## Raw data

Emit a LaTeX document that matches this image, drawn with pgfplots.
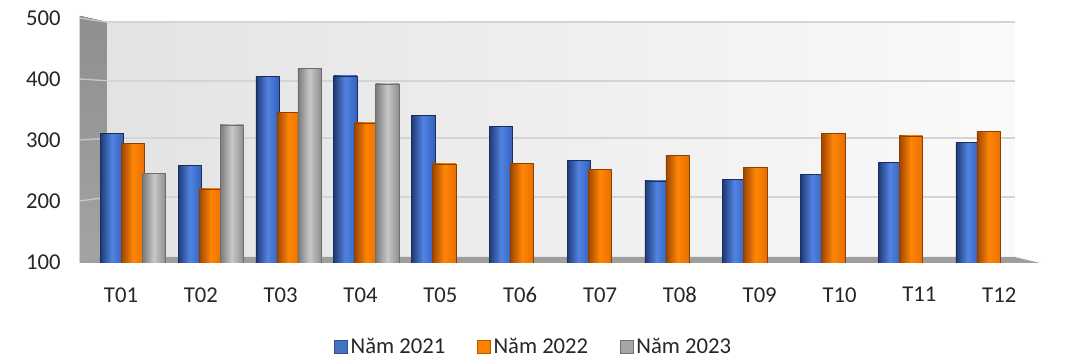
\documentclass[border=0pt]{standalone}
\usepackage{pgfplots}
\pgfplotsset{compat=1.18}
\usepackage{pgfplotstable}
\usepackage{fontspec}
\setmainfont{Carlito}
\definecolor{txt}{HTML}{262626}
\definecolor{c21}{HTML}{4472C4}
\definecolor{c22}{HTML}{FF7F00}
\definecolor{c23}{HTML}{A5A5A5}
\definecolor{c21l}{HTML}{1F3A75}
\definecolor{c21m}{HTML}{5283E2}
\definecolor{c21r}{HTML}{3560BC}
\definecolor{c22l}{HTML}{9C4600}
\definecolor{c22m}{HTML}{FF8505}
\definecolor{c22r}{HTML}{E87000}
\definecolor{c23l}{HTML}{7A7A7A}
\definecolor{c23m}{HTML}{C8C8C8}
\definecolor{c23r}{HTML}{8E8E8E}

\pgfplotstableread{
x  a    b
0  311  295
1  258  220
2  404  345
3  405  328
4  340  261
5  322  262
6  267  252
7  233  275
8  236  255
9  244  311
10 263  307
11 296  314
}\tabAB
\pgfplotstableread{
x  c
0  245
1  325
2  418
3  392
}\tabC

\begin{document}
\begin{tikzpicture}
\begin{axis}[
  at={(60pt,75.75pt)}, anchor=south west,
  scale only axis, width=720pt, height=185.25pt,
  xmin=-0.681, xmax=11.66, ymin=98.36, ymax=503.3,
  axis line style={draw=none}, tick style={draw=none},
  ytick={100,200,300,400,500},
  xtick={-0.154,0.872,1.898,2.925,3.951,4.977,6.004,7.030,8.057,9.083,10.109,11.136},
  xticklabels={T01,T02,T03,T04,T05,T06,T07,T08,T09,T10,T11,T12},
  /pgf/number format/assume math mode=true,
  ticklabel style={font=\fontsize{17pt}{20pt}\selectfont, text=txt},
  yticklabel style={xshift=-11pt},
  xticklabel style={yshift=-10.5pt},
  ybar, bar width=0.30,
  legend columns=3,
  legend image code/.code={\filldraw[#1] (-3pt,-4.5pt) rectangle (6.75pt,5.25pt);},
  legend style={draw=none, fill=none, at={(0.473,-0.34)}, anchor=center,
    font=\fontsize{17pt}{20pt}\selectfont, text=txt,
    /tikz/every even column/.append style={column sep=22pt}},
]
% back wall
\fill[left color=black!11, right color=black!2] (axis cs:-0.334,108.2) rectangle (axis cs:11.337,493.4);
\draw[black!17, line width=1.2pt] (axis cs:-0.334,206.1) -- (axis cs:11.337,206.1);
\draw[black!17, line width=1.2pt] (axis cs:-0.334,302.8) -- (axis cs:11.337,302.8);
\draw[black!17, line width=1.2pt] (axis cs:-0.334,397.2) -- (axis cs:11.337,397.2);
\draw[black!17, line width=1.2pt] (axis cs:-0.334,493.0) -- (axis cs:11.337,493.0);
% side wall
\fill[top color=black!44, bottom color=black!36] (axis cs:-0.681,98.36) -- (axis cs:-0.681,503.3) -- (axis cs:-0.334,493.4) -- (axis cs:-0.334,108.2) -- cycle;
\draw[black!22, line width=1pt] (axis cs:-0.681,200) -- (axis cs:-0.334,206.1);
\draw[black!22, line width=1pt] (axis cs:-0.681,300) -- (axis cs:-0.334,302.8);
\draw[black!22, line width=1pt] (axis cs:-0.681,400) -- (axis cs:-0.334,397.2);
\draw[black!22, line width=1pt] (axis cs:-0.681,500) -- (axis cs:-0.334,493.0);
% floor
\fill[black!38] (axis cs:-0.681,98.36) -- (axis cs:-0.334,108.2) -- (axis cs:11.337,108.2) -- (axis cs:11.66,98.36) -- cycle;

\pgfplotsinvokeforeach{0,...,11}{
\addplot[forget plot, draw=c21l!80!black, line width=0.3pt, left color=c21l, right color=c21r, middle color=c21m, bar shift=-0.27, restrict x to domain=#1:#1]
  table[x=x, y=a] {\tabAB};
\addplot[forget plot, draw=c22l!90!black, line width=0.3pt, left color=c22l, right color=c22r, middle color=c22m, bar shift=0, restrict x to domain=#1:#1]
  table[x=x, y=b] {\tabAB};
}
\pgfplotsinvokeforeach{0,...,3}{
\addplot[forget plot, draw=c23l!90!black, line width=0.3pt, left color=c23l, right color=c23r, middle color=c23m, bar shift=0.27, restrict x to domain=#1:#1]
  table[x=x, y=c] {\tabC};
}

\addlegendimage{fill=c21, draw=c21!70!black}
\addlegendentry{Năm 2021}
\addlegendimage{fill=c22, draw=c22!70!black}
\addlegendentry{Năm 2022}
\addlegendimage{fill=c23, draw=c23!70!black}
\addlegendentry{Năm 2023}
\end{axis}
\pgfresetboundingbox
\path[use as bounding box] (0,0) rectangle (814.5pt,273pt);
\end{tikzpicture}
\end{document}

## Challenge
Make an exact reproduction of the listing above, without any pictures.

## Exercise answer
Emit a LaTeX document that matches this image, drawn with pgfplots.
\documentclass[border=0pt]{standalone}
\usepackage{pgfplots}
\pgfplotsset{compat=1.18}
\usepackage{pgfplotstable}
\usepackage{fontspec}
\setmainfont{Carlito}
\definecolor{txt}{HTML}{262626}
\definecolor{c21}{HTML}{4472C4}
\definecolor{c22}{HTML}{FF7F00}
\definecolor{c23}{HTML}{A5A5A5}
\definecolor{c21l}{HTML}{1F3A75}
\definecolor{c21m}{HTML}{5283E2}
\definecolor{c21r}{HTML}{3560BC}
\definecolor{c22l}{HTML}{9C4600}
\definecolor{c22m}{HTML}{FF8505}
\definecolor{c22r}{HTML}{E87000}
\definecolor{c23l}{HTML}{7A7A7A}
\definecolor{c23m}{HTML}{C8C8C8}
\definecolor{c23r}{HTML}{8E8E8E}

\pgfplotstableread{
x  a    b
0  311  295
1  258  220
2  404  345
3  405  328
4  340  261
5  322  262
6  267  252
7  233  275
8  236  255
9  244  311
10 263  307
11 296  314
}\tabAB
\pgfplotstableread{
x  c
0  245
1  325
2  418
3  392
}\tabC

\begin{document}
\begin{tikzpicture}
\begin{axis}[
  at={(60pt,75.75pt)}, anchor=south west,
  scale only axis, width=720pt, height=185.25pt,
  xmin=-0.681, xmax=11.66, ymin=98.36, ymax=503.3,
  axis line style={draw=none}, tick style={draw=none},
  ytick={100,200,300,400,500},
  xtick={-0.154,0.872,1.898,2.925,3.951,4.977,6.004,7.030,8.057,9.083,10.109,11.136},
  xticklabels={T01,T02,T03,T04,T05,T06,T07,T08,T09,T10,T11,T12},
  /pgf/number format/assume math mode=true,
  ticklabel style={font=\fontsize{17pt}{20pt}\selectfont, text=txt},
  yticklabel style={xshift=-11pt},
  xticklabel style={yshift=-10.5pt},
  ybar, bar width=0.30,
  legend columns=3,
  legend image code/.code={\filldraw[#1] (-3pt,-4.5pt) rectangle (6.75pt,5.25pt);},
  legend style={draw=none, fill=none, at={(0.473,-0.34)}, anchor=center,
    font=\fontsize{17pt}{20pt}\selectfont, text=txt,
    /tikz/every even column/.append style={column sep=22pt}},
]
% back wall
\fill[left color=black!11, right color=black!2] (axis cs:-0.334,108.2) rectangle (axis cs:11.337,493.4);
\draw[black!17, line width=1.2pt] (axis cs:-0.334,206.1) -- (axis cs:11.337,206.1);
\draw[black!17, line width=1.2pt] (axis cs:-0.334,302.8) -- (axis cs:11.337,302.8);
\draw[black!17, line width=1.2pt] (axis cs:-0.334,397.2) -- (axis cs:11.337,397.2);
\draw[black!17, line width=1.2pt] (axis cs:-0.334,493.0) -- (axis cs:11.337,493.0);
% side wall
\fill[top color=black!44, bottom color=black!36] (axis cs:-0.681,98.36) -- (axis cs:-0.681,503.3) -- (axis cs:-0.334,493.4) -- (axis cs:-0.334,108.2) -- cycle;
\draw[black!22, line width=1pt] (axis cs:-0.681,200) -- (axis cs:-0.334,206.1);
\draw[black!22, line width=1pt] (axis cs:-0.681,300) -- (axis cs:-0.334,302.8);
\draw[black!22, line width=1pt] (axis cs:-0.681,400) -- (axis cs:-0.334,397.2);
\draw[black!22, line width=1pt] (axis cs:-0.681,500) -- (axis cs:-0.334,493.0);
% floor
\fill[black!38] (axis cs:-0.681,98.36) -- (axis cs:-0.334,108.2) -- (axis cs:11.337,108.2) -- (axis cs:11.66,98.36) -- cycle;

\pgfplotsinvokeforeach{0,...,11}{
\addplot[forget plot, draw=c21l!80!black, line width=0.3pt, left color=c21l, right color=c21r, middle color=c21m, bar shift=-0.27, restrict x to domain=#1:#1]
  table[x=x, y=a] {\tabAB};
\addplot[forget plot, draw=c22l!90!black, line width=0.3pt, left color=c22l, right color=c22r, middle color=c22m, bar shift=0, restrict x to domain=#1:#1]
  table[x=x, y=b] {\tabAB};
}
\pgfplotsinvokeforeach{0,...,3}{
\addplot[forget plot, draw=c23l!90!black, line width=0.3pt, left color=c23l, right color=c23r, middle color=c23m, bar shift=0.27, restrict x to domain=#1:#1]
  table[x=x, y=c] {\tabC};
}

\addlegendimage{fill=c21, draw=c21!70!black}
\addlegendentry{Năm 2021}
\addlegendimage{fill=c22, draw=c22!70!black}
\addlegendentry{Năm 2022}
\addlegendimage{fill=c23, draw=c23!70!black}
\addlegendentry{Năm 2023}
\end{axis}
\pgfresetboundingbox
\path[use as bounding box] (0,0) rectangle (814.5pt,273pt);
\end{tikzpicture}
\end{document}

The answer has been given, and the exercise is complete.